The contest, which is open to applications until July 8, is open to women that are 18 to 23 years old. No political experience is required, as organizers are looking for women who are involved in leadership in other areas of life.
“Women are leaders in the community; we want to underscore to the upcoming generation of leaders that elected life can be a rewarding career,” said Peckford.
Since putting her political science degree on hold, Toews has been paying attention to issues affecting her community, especially liquefied natural gas.
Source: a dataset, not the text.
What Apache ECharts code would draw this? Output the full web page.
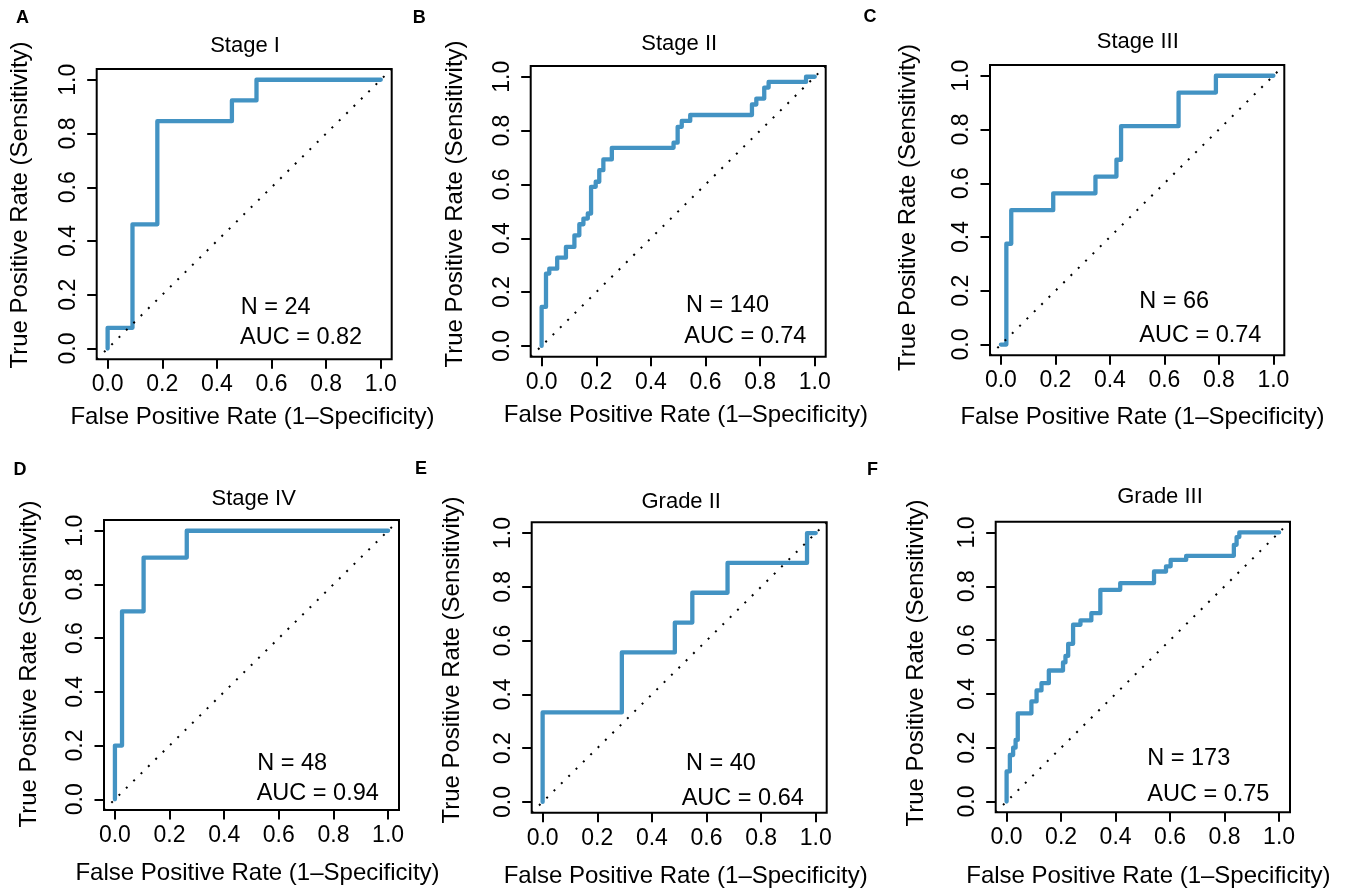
<!DOCTYPE html>
<html>
<head>
<meta charset="utf-8">
<script src="https://cdn.jsdelivr.net/npm/echarts@6/dist/echarts.min.js"></script>
<style>
html,body{margin:0;padding:0;background:#fff;}
#chart{width:1349px;height:890px;}
</style>
</head>
<body>
<div id="chart"></div>
<script>
// ---------------- DATA ----------------
const tickValues = [0, 0.2, 0.4, 0.6, 0.8, 1.0];
const panelLetters = ['A', 'B', 'C', 'D', 'E', 'F'];
const panelTitles = ['Stage I', 'Stage II', 'Stage III', 'Stage IV', 'Grade II', 'Grade III'];
const nValues = [24, 140, 66, 48, 40, 173];
const aucValues = [0.82, 0.74, 0.74, 0.94, 0.64, 0.75];

// ROC steps: false positive rate where the curve rises, and the sensitivity it rises to
const stageI_fpr = [0, 0.091, 0.182, 0.455, 0.545];
const stageI_tpr = [0.077, 0.462, 0.846, 0.923, 1.0];

const stageII_fpr = [0, 0.016, 0.028, 0.057, 0.089, 0.12, 0.138, 0.153, 0.169, 0.181, 0.198, 0.211, 0.226, 0.257, 0.483, 0.498, 0.513, 0.544, 0.77, 0.786, 0.815, 0.831, 0.968];
const stageII_tpr = [0.145, 0.269, 0.287, 0.328, 0.368, 0.411, 0.452, 0.473, 0.492, 0.591, 0.61, 0.653, 0.693, 0.736, 0.755, 0.814, 0.836, 0.858, 0.897, 0.919, 0.96, 0.981, 1.0];

const stageIII_fpr = [0.02, 0.038, 0.192, 0.347, 0.424, 0.441, 0.652, 0.789];
const stageIII_tpr = [0.375, 0.5, 0.5625, 0.625, 0.6875, 0.8125, 0.9375, 1.0];

const stageIV_fpr = [0, 0.026, 0.105, 0.263];
const stageIV_tpr = [0.2, 0.7, 0.9, 1.0];

const gradeII_fpr = [0, 0.29, 0.484, 0.548, 0.677, 0.968];
const gradeII_tpr = [0.333, 0.556, 0.667, 0.778, 0.889, 1.0];

const gradeIII_fpr = [0, 0.012, 0.024, 0.033, 0.041, 0.091, 0.11, 0.128, 0.155, 0.207, 0.216, 0.226, 0.244, 0.271, 0.311, 0.344, 0.417, 0.541, 0.585, 0.602, 0.659, 0.834, 0.844, 0.854];
const gradeIII_tpr = [0.112, 0.173, 0.2, 0.229, 0.328, 0.372, 0.413, 0.44, 0.487, 0.517, 0.541, 0.586, 0.657, 0.673, 0.7, 0.787, 0.812, 0.855, 0.874, 0.898, 0.913, 0.954, 0.983, 1.0];

const rocFpr = [stageI_fpr, stageII_fpr, stageIII_fpr, stageIV_fpr, gradeII_fpr, gradeIII_fpr];
const rocTpr = [stageI_tpr, stageII_tpr, stageIII_tpr, stageIV_tpr, gradeII_tpr, gradeIII_tpr];

// ---------------- LAYOUT ----------------
// plot boxes [left, top, width, height]
const boxes = [
  [96.7, 69, 295, 290.3],
  [530.7, 66, 295, 290.7],
  [990, 65, 294.3, 290.3],
  [104, 520, 295, 290],
  [531.7, 522.3, 295, 290.4],
  [995.7, 521.7, 294.3, 290.6]
];
const letterPos = [[22.5, 18.5], [419.3, 18.5], [870, 17.5], [20, 470], [421, 469], [872.5, 470.5]];
const titlePos = [[245, 53.3], [679.2, 51.7], [1137.8, 50], [253.7, 506.7], [681.2, 509.3], [1160, 505]];
const yTitlePos = [[20.8, 205], [455, 204], [908.3, 207.5], [29, 664], [452, 660], [916, 663]];
const xTitlePos = [[252.5, 426], [685.8, 424], [1142.5, 426], [257.5, 881.7], [685.7, 885], [1148.3, 885]];
const nPos = [[240.7, 316], [686, 313.3], [1139.3, 310], [257.3, 771.7], [686, 771.7], [1147.3, 766.7]];
const aucPos = [[240, 345.7], [684.3, 345], [1139.3, 343.3], [256.7, 801.7], [681.7, 806.7], [1147.3, 802.7]];

const FONT = '"Liberation Sans", Arial, Helvetica, sans-serif';
const CURVE = '#4393c3';
const PAD = 0.04;

function stepPath(fpr, tpr) {
  const pts = [[0, 0]];
  let y = 0;
  for (let i = 0; i < fpr.length; i++) {
    pts.push([fpr[i], y]);
    pts.push([fpr[i], tpr[i]]);
    y = tpr[i];
  }
  pts.push([1, y]);
  return pts;
}

const grids = [], xAxes = [], yAxes = [], series = [], graphics = [];

function baseText(x, y, text, size, extra) {
  return Object.assign({
    type: 'text', x: x, y: y, silent: true,
    style: Object.assign({
      text: text, fill: '#000', fontSize: size, fontFamily: FONT,
      align: 'left', verticalAlign: 'middle'
    }, extra || {})
  });
}

for (let i = 0; i < 6; i++) {
  const b = boxes[i];
  grids.push({
    left: b[0], top: b[1], width: b[2], height: b[3],
    show: true, borderColor: '#000', borderWidth: 2, backgroundColor: 'transparent',
    containLabel: false
  });
  const common = {
    type: 'value', gridIndex: i, min: -PAD, max: 1 + PAD,
    splitLine: { show: false },
    axisLine: { show: false, onZero: false },
    axisTick: { show: true, customValues: tickValues, length: 9.5, lineStyle: { color: '#000', width: 2 } }
  };
  xAxes.push(Object.assign({}, common, {
    axisLabel: {
      customValues: tickValues, formatter: v => v.toFixed(1),
      color: '#000', fontSize: 23, fontFamily: FONT, margin: 14
    }
  }));
  yAxes.push(Object.assign({}, common, {
    axisLabel: {
      customValues: tickValues, formatter: v => v.toFixed(1), rotate: 90,
      color: '#000', fontSize: 23, fontFamily: FONT, margin: 17
    }
  }));
  series.push({
    type: 'line', xAxisIndex: i, yAxisIndex: i,
    data: stepPath(rocFpr[i], rocTpr[i]),
    showSymbol: false, symbol: 'none', animation: false, silent: true,
    lineStyle: { color: CURVE, width: 4.3, cap: 'round', join: 'round' }
  });
  series.push({
    type: 'line', xAxisIndex: i, yAxisIndex: i,
    data: [[-PAD, -PAD], [1 + PAD, 1 + PAD]],
    showSymbol: false, symbol: 'none', animation: false, silent: true,
    lineStyle: { color: '#000', width: 2, type: [2, 8.3] }
  });

  graphics.push(baseText(letterPos[i][0], letterPos[i][1], panelLetters[i], 18,
    { fontWeight: 'bold', align: 'center' }));
  graphics.push(baseText(titlePos[i][0], titlePos[i][1] - 0.3465 * 22, panelTitles[i], 22,
    { align: 'center' }));
  graphics.push(baseText(xTitlePos[i][0], xTitlePos[i][1] - 0.3465 * 24,
    'False Positive Rate (1\u2013Specificity)', 24, { align: 'center' }));
  const yt = baseText(yTitlePos[i][0], yTitlePos[i][1],
    'True Positive Rate (Sensitivity)', 24, { align: 'center' });
  yt.rotation = Math.PI / 2;
  graphics.push(yt);
  graphics.push(baseText(nPos[i][0], nPos[i][1] - 0.3465 * 23.5, 'N = ' + nValues[i], 23.5));
  graphics.push(baseText(aucPos[i][0], aucPos[i][1] - 0.3465 * 23.5, 'AUC = ' + aucValues[i].toFixed(2), 23.5));
}

const chart = echarts.init(document.getElementById('chart'), null, { renderer: 'canvas' });
chart.setOption({
  backgroundColor: '#fff',
  animation: false,
  grid: grids,
  xAxis: xAxes,
  yAxis: yAxes,
  series: series,
  graphic: { elements: graphics }
});
</script>
</body>
</html>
“Even since applying for Daughters of the Vote I’ve started paying more attention to the news and watching politics closely. I’ve gained even from applying to it,” she said. “Being interested in politics is important for everyone in the country because it impacts everyone, every day. You have to get all the information yourself and not just go on the rumours.”
Even though 2017 will mark 100 years of women’s political engagement in Canada, it took until 1969 for all women in all provinces to have the vote. Women are still unequally represented in politics at municipal, provincial and federal levels. Federally, just 26 per cent of elected officials are women. British Columbia has the highest provincial representation at 36 per cent.
“The legislature, as it is, in no way represents the population,” Peckford said. “This project is about ensuring women are well represented—in all their diversity—so we get gender equal policy outcomes.”
Women face unique barriers to entering political life, from financial constraints to the predominantly male culture of politics. But the most important, Peckford said, is that women simply aren’t asked to run, whether by peers or political parties.
“Peers don’t tend to say to girls, ‘You’re really good at this. You should run for office,’” Peckford said.
“And the way politics is portrayed in the media, they might see it as a hostile environment. The question they ask is, will I be able to make an impact? They want to know they can achieve a tangible difference.”